How to Retain Personal Income Tax Records

According to the IRS, you should keep your personal tax records as long as you have need of them. The IRS breaks down tax records into different categories. Some you will need to keep for 7 years. Other records, such as those relating to property and information about depreciation, you will need to keep for as long as they have bearing on your taxes. How you keep the records is up to you.

Instructions

    • 1

      Save electronic images of your personal income taxes. If you filed on line, be sure to save a copy to your computer. You may also want to burn a copy to a CD and secure it in a different location in case of fire or flood. The IRS recommends saving any information you used to file your income taxes, such as W-2s, 1099s and any receipts, for six years in case of an audit.

    • 2

      Print out a copy of your personal income taxes. Electronic copies are great, but it is also handy to have a hard copy of your personal income taxes.
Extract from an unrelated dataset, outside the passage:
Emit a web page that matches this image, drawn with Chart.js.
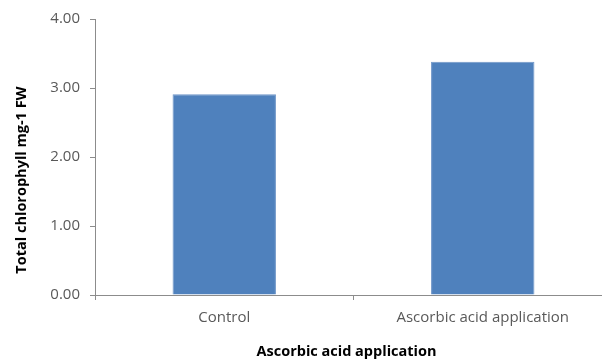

Banks and lending institutions usually require three years of tax records for loan purposes.

    • 3

      Keep records on personal items, such has rental properties you own, for as long as you own them. These records will help in determining capital gains and losses, as well as figuring depreciation over periods longer than the seven years the IRS recommends.

Tips & Warnings

  • If you need copies of your past personal tax records, file Form 4506T to obtain them. There is a nominal cost involved and it will take about 60 days to receive your information from the IRS.

  • Secure your records from identity theft.